September 19, 2009 by  

The department of HUD (Housing and Urban Development) a government agency that oversees the Federal Housing Administration loan program (FHA mortgages) is in the process of tightening guidelines for companies that offer its loan programs. The government agency is attempting to ensure that its lending partners are the best of the best, and help to mitigate potential fraud and misrepresentation. This past week, HUD announced they would be increasing the required net worth of its lending partners to one million dollars, up from two hundred and fifty thousand. In addition, they would be eliminating licensing for mortgage brokers and shifting more emphasis to direct lending partners.

FHA mortgages have surged in popularity over the past twenty four months. FHA loans, which tend to be more lenient to borrowers with less than perfect credit histories also offer the lowest down payment option for home buying in today’s mortgage market. FHA loans allow a borrower to purchase a new home with as little as three and a half percent down payments. The government also initiated a program this year, allowing the first time home buying tax credit to be applied towards and FHA buyers closing fees.

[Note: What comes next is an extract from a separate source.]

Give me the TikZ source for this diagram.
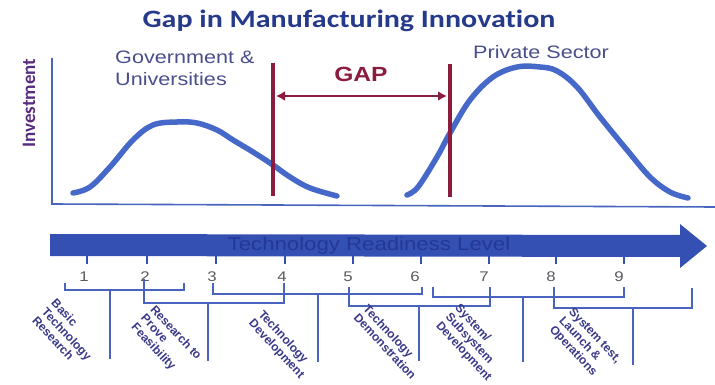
\documentclass[tikz,border=0pt]{standalone}
\usepackage{fontspec}
\setmainfont{Liberation Sans}
\newfontfamily\titlefont[FakeStretch=1.2, Ligatures=NoCommon]{Carlito}
\newfontfamily\tallfont[Ligatures=NoCommon]{Carlito}
\newfontfamily\widefont[FakeStretch=1.2]{Liberation Sans}
\usetikzlibrary{arrows.meta}
\definecolor{titleblue}{RGB}{38,58,140}
\definecolor{investpurple}{RGB}{88,44,128}
\definecolor{sidegray}{RGB}{74,78,140}
\definecolor{gapred}{RGB}{140,28,62}
\definecolor{curveblue}{RGB}{70,104,200}
\definecolor{axisblue}{RGB}{72,100,190}
\definecolor{arrowblue}{RGB}{52,80,178}
\definecolor{arrowtext}{RGB}{36,56,150}
\definecolor{numgray}{RGB}{90,90,96}
\definecolor{stageblue}{RGB}{58,56,136}

\begin{document}
\begin{tikzpicture}[x=1pt, y=-1pt]
	\tikzstyle{every node}=[inner sep=0pt, align=center]
	\tikzstyle{curve}=[line width=5.5pt, curveblue, line cap=round]
	\tikzstyle{axis}=[line width=1.6pt, axisblue]
	\tikzstyle{gapline}=[line width=4.5pt, gapred]
	\tikzstyle{bracket}=[line width=1.8pt, axisblue]
	\tikzstyle{stagelabel}=[rotate=-47, align=left, text=stageblue, font=\bfseries\fontsize{12}{13}\selectfont]
	\useasboundingbox (0,0) rectangle (715,385);

	\node[font=\titlefont\bfseries\fontsize{25}{30}\selectfont, text=titleblue] (title) at (349,21) {Gap in Manufacturing Innovation};

	% axes
	\coordinate (ytop) at (52,58);
	\coordinate (origin) at (52,204);
	\coordinate (xend) at (715,207);
	\draw[axis] (ytop) -- (origin) -- (xend);
	\node[rotate=90, font=\tallfont\bfseries\fontsize{19}{23}\selectfont, text=investpurple] (invest) at (29,103) {Investment};

	% investment curves
	\draw[curve] plot[smooth, tension=0.6] coordinates {(73,193) (90,187) (110,167) (133,140) (153,125) (177,122) (197,123) (217,130) (233,140) (253,152) (273,165) (290,177) (310,188) (337,196)};
	\draw[curve] plot[smooth, tension=0.6] coordinates {(407,195) (418,187) (437,157) (450,133) (470,100) (493,77) (517,67) (540,67) (557,71) (577,87) (600,117) (627,150) (650,177) (670,192) (688,198)};
	\node[font=\widefont\fontsize{18}{21.5}\selectfont, text=sidegray, align=left, anchor=north west] (gov) at (115,51) {Government \&\\Universities};
	\node[font=\widefont\fontsize{18}{21.5}\selectfont, text=sidegray] (private) at (541,52) {Private Sector};

	% the gap
	\coordinate (gapLtop) at (273,63);
	\coordinate (gapLbot) at (273,196);
	\coordinate (gapRtop) at (450,64);
	\coordinate (gapRbot) at (450,197);
	\coordinate (gapL) at (273,96);
	\coordinate (gapR) at (450,96);
	\draw[gapline] (gapLtop) -- (gapLbot);
	\draw[gapline] (gapRtop) -- (gapRbot);
	\draw[line width=2.4pt, gapred, {Latex[length=9pt,width=10pt]}-{Latex[length=9pt,width=10pt]}, shorten <=3pt, shorten >=3pt] (gapL) -- (gapR);
	\node[font=\widefont\bfseries\fontsize{20.5}{24}\selectfont, text=gapred] (gap) at (361,74) {GAP};

	% readiness arrow
	\fill[arrowblue] (50,234) -- (680,235) -- (680,224) -- (707,246) -- (680,268) -- (680,257) -- (50,256) -- cycle;
	\node[font=\widefont\fontsize{18.5}{22}\selectfont, text=arrowtext] (trl) at (369,246) {Technology Readiness Level};
	\foreach \x/\n/\nx in {87/1/84, 147/2/145, 216/3/212, 285/4/282, 353/5/348, 421/6/415, 489/7/484, 556/8/551, 624/9/619} {
		\draw[line width=1.5pt, arrowblue] (\x,256) -- (\x,264);
		\node[font=\widefont\fontsize{14}{16}\selectfont, text=numgray] (n\n) at (\nx,277) {\n};
	}

	% stage brackets
	\foreach \l/\lt/\r/\rt/\b/\s/\e in {65/283/184/283/290/110/359, 144/279/284/283/303/208/361, 213/283/422/287/294/318/362, 349/287/490/287/306/419/361, 433/287/624/287/297/523/362, 554/287/692/288/308/633/365} {
		\draw[bracket] (\l,\lt) |- (\r,\b) -- (\r,\rt);
		\draw[bracket] (\s,\b) -- (\s,\e);
	}
	\node[stagelabel] (basic) at (67,334) {Basic\\Technology\\Research};
	\node[stagelabel] (prove) at (166,342) {Research to\\Prove\\Feasibility};
	\node[stagelabel] (develop) at (281,345) {Technology\\Development};
	\node[stagelabel] (demo) at (390,342) {Technology\\Demonstration};
	\node[stagelabel] (subsys) at (473,343) {System/\\Subsystem\\Development};
	\node[stagelabel] (launch) at (585,345) {System test,\\Launch \&\\Operations};
\end{tikzpicture}
\end{document}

This allows first time homebuyers to purchase homes with minimal out of pocket expense, and is being credited as one of the key catalyst in helping to drive the rebound in the housing market this year.

Borrowers who wish to apply for FHA mortgages need to apply with banks or lenders that are approved to offer FHA backed mortgage loans. FHA does not directly offer home loans to the general public. Their role, as a government sponsored agency is to provide funding and purchase mortgage backed loan securities that are underwritten to FHA guidelines. This process is similar to how Fannie Mae or Freddie Mac, conventional home loan agency lenders operate. Establishing the underwriting guidelines and approving select lenders allows FHA to reduce their risk in their loan portfolios. The agency, which has not been immune to the slump in the housing sector, has yet to receive bailout money from the government, despite growing defaults within its loan portfolio. The Department of HUD, also regulates reverse mortgage loans through the FHA loan administration. Borrowers applying for a reverse mortgage need to apply through lenders that have endorsements from FHA.

The role of FHA as a key component in the mortgage finance industry has never been more apparent. The agency, has stepped in and filled a large void in the secondary market for home buyers and home owners who would not qualify for conventional loan funding. The companies decision to increase its regulation on its lending partners, comes at a time when FHA mortgages have seen their market share increase by almost two hundred percent in the past two years. The decision to implement additional guidelines could help FHA to ensure a cleaner and more profitable loan portfolio in the future. Consumers in the market for an FHA mortgage need to investigate if they are working with a direct FHA lender, or simply a middle company, representing an FHA lender.